Above all, what makes Stick It remarkable is the finale. One of the girls, Mina (Maddy Curley), is deducted points after a flawless pole vault routine because her bra strap shows. It is a straw that breaks the gymnasts’ back. Haley tells us in voice-over, “It doesn’t matter how well you do. It’s how well you follow their rules.”
Rarely has a teenage sports movie wholly and eloquently understood the systemic issues within its own sport. Bra-straps, un lady-like behavior, and of course any use of music deemed unworthy by the judges, which wouldn’t you know it, often tends to be pop or hip-hop music. But Stick It goes one step further and acknowledges that the girls are forced to follow rules they themselves did not draft. These rules were written without them, about them, but does not consider them.
In a remarkable moment, the girls begin to realize their power and not only challenge the authority but essentially render the authority of the judges meaningless. Of course, sports movies are no stranger to politics. Still, they are so rarely about this particular brand of firebrand politics in which our characters don’t compete so much as participate in outright protest and defiance.
Amidst all of this, Bendinger is having fun.
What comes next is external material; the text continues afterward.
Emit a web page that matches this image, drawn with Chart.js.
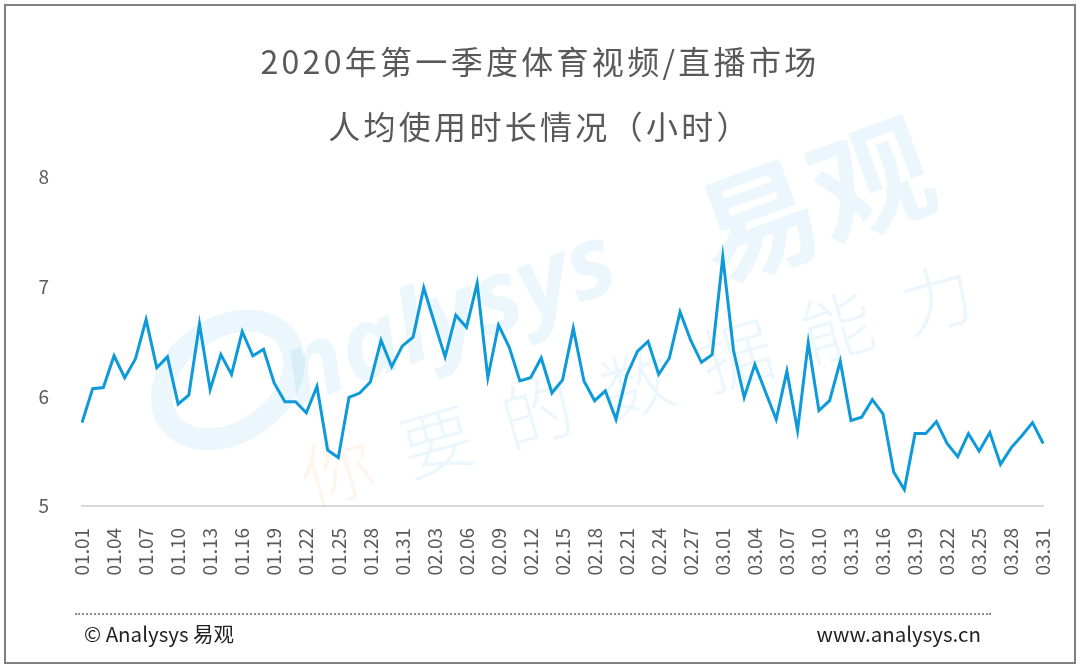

What makes Stick It stands out besides the last third of the movie is how Bendinger and her cameraman Daryn Okada frame it all. On the surface, Okada and Bendinger shoot Stick It in a straight forward no-frills fashion. But when it comes to the girls performing their tricks, they borrow from Bugsy Berkely and music videos of the time.
Troy Takaki’s editing aids Okada’s camera and Bendinger’s direction. For 2006, Stick It cracks the mold in its visual style. It slips into montages filled with gymnastic tricks mixed with choreographed aerial shots with hallucinatory dream-like sequences mixed in. Takaki’s editing is some of the best of the genre for that time in its exactness and creative montages.
One of the puzzling aspects of Stick It is how Bendinger didn’t have a director’s career afterward. Peyton Reed, who directed Bring It On, went on to the MCU. Bring It On may be more polished, but it is not nearly as interesting, narratively or visually, as Stick It.
Stick It is a movie about an irascible teenage jerk forced to return to a sport she despises to avoid jail time. But it’s how it goes about all this and how it blindsides us with a genuinely audacious ending that makes it stand out. It is far from a perfect film, but its sly mixture of heart and bratty attitude make it worthy of the gold.